Tim_Seyfarth · February 16, 2021, 1:51am

Hello all,

First time working with TCPSockets. I am sending about 97K bytes of text. On the first send, all of the data shows up in seemingly one chunk. However on subsequent sends, the data arrives at two different times, one with a size of about 65536 bytes and the balance on the second chunk.

My question is, how to know how much data is coming over, and how to join the data when there is more thank one chunk? Do I need to send a small header first or something like that so the Server knows what to expect? Is there a more elegant method to do this? Any sample code? Also, why does it appear to arrive in one chunk in the first go, and subsequent transfers are always made up of two or more chunks?

One more question, should I close the connection after each use, or is it OK to remain open and connected?

Thanks,
Tim

Ivan_Tellez · February 16, 2021, 3:44am

To send discrete packets easily, use the EasyTCPSocket instead of the normal TCPSockets. It handles all the low level things for you (designing a protocol, headers, memory blocks, limits, sizes, etc).

Wayne_Golding · February 16, 2021, 3:47am

If the data is truly text you could terminate the send with ChrB(26) <Ctrl + Z> and have the server wait for that byte to appear or you could send the size of the payload in the form of a memoryblock as a header.
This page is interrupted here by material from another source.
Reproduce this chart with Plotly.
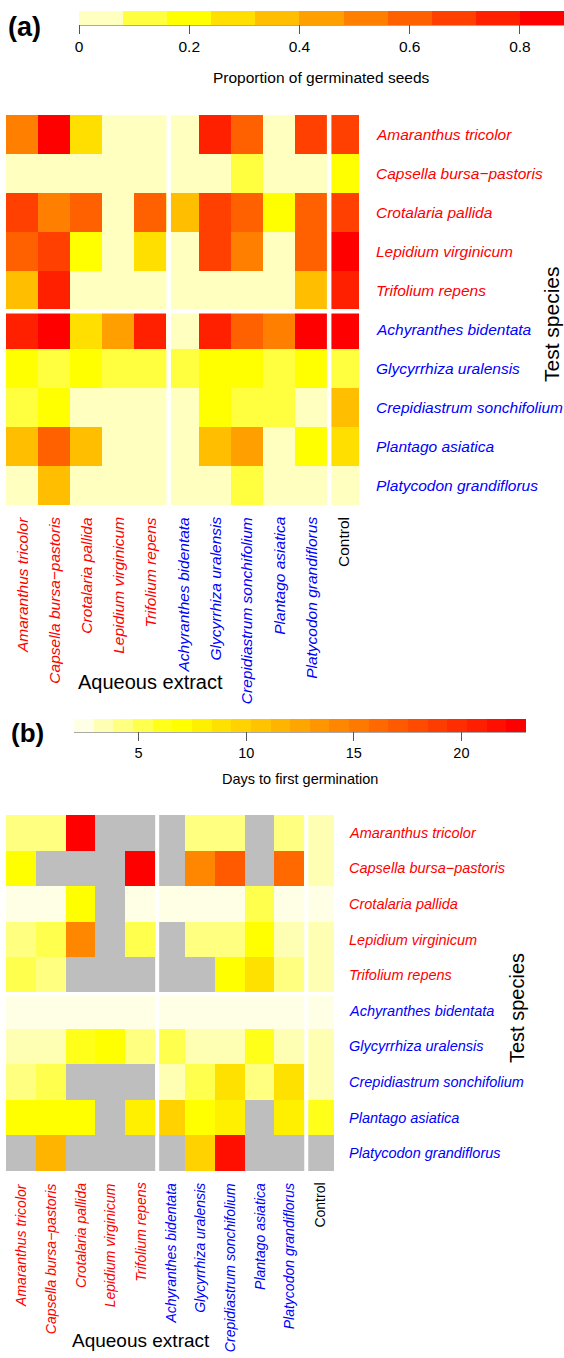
import plotly.graph_objects as go

W, H = 564, 1358

# ---------------- data ----------------
species = ["Amaranthus tricolor", "Capsella bursa\u2212pastoris", "Crotalaria pallida",
           "Lepidium virginicum", "Trifolium repens", "Achyranthes bidentata",
           "Glycyrrhiza uralensis", "Crepidiastrum sonchifolium", "Plantago asiatica",
           "Platycodon grandiflorus"]
extracts = species + ["Control"]

# (a) proportion of germinated seeds: rows = test species, cols = aqueous extract
prop = [
    [0.52, 0.84, 0.28, 0.00, 0.00, 0.00, 0.76, 0.60, 0.00, 0.68, 0.68],
    [0.00, 0.00, 0.00, 0.00, 0.00, 0.00, 0.00, 0.12, 0.00, 0.00, 0.20],
    [0.68, 0.52, 0.60, 0.00, 0.60, 0.36, 0.68, 0.60, 0.20, 0.60, 0.68],
    [0.60, 0.68, 0.20, 0.00, 0.28, 0.00, 0.68, 0.52, 0.00, 0.60, 0.84],
    [0.36, 0.76, 0.00, 0.00, 0.00, 0.00, 0.00, 0.00, 0.00, 0.36, 0.76],
    [0.76, 0.84, 0.28, 0.44, 0.76, 0.00, 0.76, 0.60, 0.52, 0.84, 0.84],
    [0.20, 0.12, 0.20, 0.12, 0.12, 0.12, 0.20, 0.20, 0.12, 0.20, 0.12],
    [0.12, 0.20, 0.00, 0.00, 0.00, 0.00, 0.20, 0.12, 0.12, 0.00, 0.36],
    [0.36, 0.60, 0.36, 0.00, 0.00, 0.00, 0.36, 0.44, 0.00, 0.20, 0.28],
    [0.00, 0.36, 0.00, 0.00, 0.00, 0.00, 0.00, 0.12, 0.00, 0.00, 0.00],
]

# (b) days to first germination (None = no germination, grey)
N = None
days = [
    [4.0, 4.0, 23.0, N, N, N, 4.0, 4.0, N, 4.0, 3.0],
    [7.0, N, N, N, 23.0, N, 14.2, 17.0, N, 16.5, 3.0],
    [2.3, 2.3, 7.0, N, 2.3, 2.3, 2.3, 2.3, 5.0, 2.3, 2.3],
    [4.0, 5.0, 14.2, N, 5.0, N, 4.0, 4.0, 7.0, 3.0, 3.0],
    [5.0, 4.0, N, N, N, N, N, 7.0, 9.0, 4.0, 3.0],
    [2.3, 2.3, 2.3, 2.3, 2.3, 2.3, 2.3, 2.3, 2.3, 2.3, 2.3],
    [3.4, 3.4, 6.0, 7.0, 4.0, 5.0, 3.0, 3.0, 6.0, 3.0, 3.0],
    [4.0, 5.0, N, N, N, 3.0, 5.0, 9.0, 4.0, 9.0, 3.0],
    [7.0, 7.0, 7.0, N, 8.0, 10.0, 7.0, 8.0, N, 8.0, 6.0],
    [N, 12.0, N, N, N, N, 10.0, 21.6, N, N, N],
]

prop_ticks = [0, 0.2, 0.4, 0.6, 0.8]
prop_ticktext = ["0", "0.2", "0.4", "0.6", "0.8"]
days_ticks = [5, 10, 15, 20]
days_ticktext = ["5", "10", "15", "20"]

# ---------------- styles ----------------
heat_a = ["#FFFFBF", "#FFFF40", "#FFFF00", "#FFDF00", "#FFBF00", "#FF9F00",
          "#FF8000", "#FF6000", "#FF4000", "#FF2000", "#FF0000"]
heat_b = ["#FFFFE6", "#FFFFB3", "#FFFF80", "#FFFF4D", "#FFFF1A", "#FFFF00",
          "#FFF000", "#FFE100", "#FFD200", "#FFC300", "#FFB400", "#FFA500",
          "#FF9600", "#FF8700", "#FF7800", "#FF6900", "#FF5A00", "#FF4B00",
          "#FF3C00", "#FF2D00", "#FF1E00", "#FF0F00", "#FF0000"]
NA_GREY = "#BEBEBE"
RED, BLUE = "#FF0000", "#0000FF"
FONT = "Liberation Sans, Arial, sans-serif"


def stepscale(colors):
    n = len(colors)
    cs = []
    for k, c in enumerate(colors):
        cs.append([k / n, c])
        cs.append([(k + 1) / n, c])
    return cs


def px(x):
    return x / W


def py(y):
    return 1 - y / H


nrow, ncol = len(species), len(extracts)
rows_idx = list(range(nrow))
cols_idx = list(range(ncol))

# panel geometry (pixels)
A = dict(x0=6, x1=359, y0=115, y1=505)
B = dict(x0=6, x1=334, y0=815, y1=1171)

fig = go.Figure()

fig.add_trace(go.Heatmap(z=prop, x=cols_idx, y=rows_idx, coloraxis="coloraxis",
                         xaxis="x", yaxis="y", xgap=0, ygap=0))
na_mask = [[1 if v is None else None for v in row] for row in days]
fig.add_trace(go.Heatmap(z=na_mask, x=cols_idx, y=rows_idx, showscale=False,
                         colorscale=[[0, NA_GREY], [1, NA_GREY]],
                         xaxis="x2", yaxis="y2", hoverinfo="skip"))
fig.add_trace(go.Heatmap(z=days, x=cols_idx, y=rows_idx, coloraxis="coloraxis2",
                         xaxis="x2", yaxis="y2"))

axis_common = dict(showgrid=False, zeroline=False, showticklabels=False, ticks="",
                   showline=False, fixedrange=True)

fig.update_layout(
    width=W, height=H,
    margin=dict(l=0, r=0, t=0, b=0, pad=0, autoexpand=False),
    paper_bgcolor="white", plot_bgcolor="white",
    font=dict(family=FONT, color="black"),
    showlegend=False,
    xaxis=dict(domain=[px(A["x0"]), px(A["x1"])], range=[-0.5, ncol - 0.5], anchor="y", **axis_common),
    yaxis=dict(domain=[py(A["y1"]), py(A["y0"])], range=[nrow - 0.5, -0.5], anchor="x", **axis_common),
    xaxis2=dict(domain=[px(B["x0"]), px(B["x1"])], range=[-0.5, ncol - 0.5], anchor="y2", **axis_common),
    yaxis2=dict(domain=[py(B["y1"]), py(B["y0"])], range=[nrow - 0.5, -0.5], anchor="x2", **axis_common),
    coloraxis=dict(
        cmin=0, cmax=0.88, colorscale=stepscale(heat_a),
        colorbar=dict(orientation="h", x=px((79 + 564) / 2), xanchor="center",
                      y=py(11), yanchor="top", len=485, lenmode="pixels",
                      thickness=14, thicknessmode="pixels", outlinewidth=0,
                      xpad=0, ypad=0,
                      tickvals=prop_ticks, ticktext=prop_ticktext,
                      ticks="outside", ticklen=9, tickcolor="#555", tickwidth=1,
                      tickfont=dict(size=15.5, family=FONT, color="black"))),
    coloraxis2=dict(
        cmin=2, cmax=23, colorscale=stepscale(heat_b),
        colorbar=dict(orientation="h", x=px((74 + 526) / 2), xanchor="center",
                      y=py(719), yanchor="top", len=452, lenmode="pixels",
                      thickness=13, thicknessmode="pixels", outlinewidth=0,
                      xpad=0, ypad=0,
                      tickvals=days_ticks, ticktext=days_ticktext,
                      ticks="outside", ticklen=9, tickcolor="#555", tickwidth=1,
                      tickfont=dict(size=14.5, family=FONT, color="black"))),
)

shapes = []
# colourbar base lines
shapes.append(dict(type="line", xref="paper", yref="paper", x0=px(79), x1=px(564),
                   y0=py(25), y1=py(25), line=dict(color="#555", width=1)))
shapes.append(dict(type="line", xref="paper", yref="paper", x0=px(74), x1=px(526),
                   y0=py(732), y1=py(732), line=dict(color="#555", width=1)))
# white separators
for xr, yr, lw in (("x", "y", 4.5), ("x2", "y2", 4)):
    for xv in (4.57, 9.57):
        shapes.append(dict(type="line", xref=xr, yref=yr, x0=xv, x1=xv, y0=-0.5, y1=nrow - 0.5,
                           line=dict(color="white", width=lw)))
    shapes.append(dict(type="line", xref=xr, yref=yr, x0=-0.5, x1=ncol - 0.5, y0=4.53, y1=4.53,
                       line=dict(color="white", width=lw)))

annotations = []


def ann(**kw):
    base = dict(showarrow=False, font=dict(family=FONT, size=14, color="black"))
    base.update(kw)
    annotations.append(base)


for panel, yr, xr, lab_x, col_top, fs, cfs in (("a", "y", "x", 374, 515, 15.5, 15.5),
                                               ("b", "y2", "x2", 347, 1181, 14.5, 14)):
    for i, name in enumerate(species):
        c = RED if i < 5 else BLUE
        ann(text="<i>" + name + "</i>", xref="paper", x=px(lab_x), xanchor="left",
            yref=yr, y=i, yanchor="middle", font=dict(family=FONT, size=fs, color=c))
    for j, name in enumerate(extracts):
        if j < 10:
            c = RED if j < 5 else BLUE
            t = "<i>" + name + "</i>"
        else:
            c = "black"
            t = name
        ann(text=t, xref=xr, x=j, xanchor="center", yref="paper", y=py(col_top),
            yanchor="top", textangle=-90, font=dict(family=FONT, size=cfs, color=c))

ann(text="Test species", xref="paper", x=px(551), xanchor="center", yref="paper", y=py(324),
    yanchor="middle", textangle=-90, font=dict(family=FONT, size=21, color="black"))
ann(text="Test species", xref="paper", x=px(517), xanchor="center", yref="paper", y=py(1008),
    yanchor="middle", textangle=-90, font=dict(family=FONT, size=20, color="black"))
ann(text="Aqueous extract", xref="paper", x=px(76), xanchor="left", yref="paper", y=py(682),
    yanchor="middle", font=dict(family=FONT, size=20, color="black"))
ann(text="Aqueous extract", xref="paper", x=px(70), xanchor="left", yref="paper", y=py(1340),
    yanchor="middle", font=dict(family=FONT, size=19, color="black"))
ann(text="<b>(a)</b>", xref="paper", x=px(6), xanchor="left", yref="paper", y=py(27),
    yanchor="middle", font=dict(family=FONT, size=27, color="black"))
ann(text="<b>(b)</b>", xref="paper", x=px(9), xanchor="left", yref="paper", y=py(733),
    yanchor="middle", font=dict(family=FONT, size=26, color="black"))
ann(text="Proportion of germinated seeds", xref="paper", x=px(321.5), xanchor="center",
    yref="paper", y=py(77), yanchor="middle", font=dict(family=FONT, size=15.5, color="black"))
ann(text="Days to first germination", xref="paper", x=px(300), xanchor="center",
    yref="paper", y=py(779), yanchor="middle", font=dict(family=FONT, size=14.5, color="black"))

fig.update_layout(shapes=shapes, annotations=annotations)
fig.write_html("out.html",
               config={"displayModeBar": False, "staticPlot": True},
               post_script="document.body.style.margin='0';document.body.style.padding='0';"
                           "document.documentElement.style.overflow='hidden';")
Leaving the connection open is ok, but there could be errors if the network disconnects.

Tim_Hare · February 16, 2021, 3:59am

The only way to know if you’ve got all the data is to define a protocol that will tell you when you’ve got it all. All 3 suggestions are reasonable approaches.

As far as joining packets, you can either ReadAll and append to a buffer until you’ve got it all, then process the buffer. Or you can use LookAhead to see if you’ve got it all and if not, just leave it in the socket until the next DataAvailable. The socket will then have the whole thing - the part that came in first plus the part that just arrived.

One more scenario to code for is a DataAvailable can have the last part of one message and the first part of another. Design your protocol so you can tell when that happens.

Arnaud_N · February 16, 2021, 11:04am

It’s still less expensive to keep the connection open (and, in case the network fails, you reconnect) than re-connecting each time.

Kem_Tekinay · February 16, 2021, 4:29pm

All good suggestions.

We define a header that includes a 4-byte signature, the header version, the data size, and (for good measure) a hash or some other way to confirm the data content. (We use RSA signatures, but in most cases, a MD5 or SHA-256 hash would be enough.) This makes it easy to split the incoming data, and we know when the data is complete for processing. If the hash doesn’t match, we close the connection instantly.

In the future, if you have to add more to the header, the header version will let you continue to process older versions, if that’s a thing you need to worry about.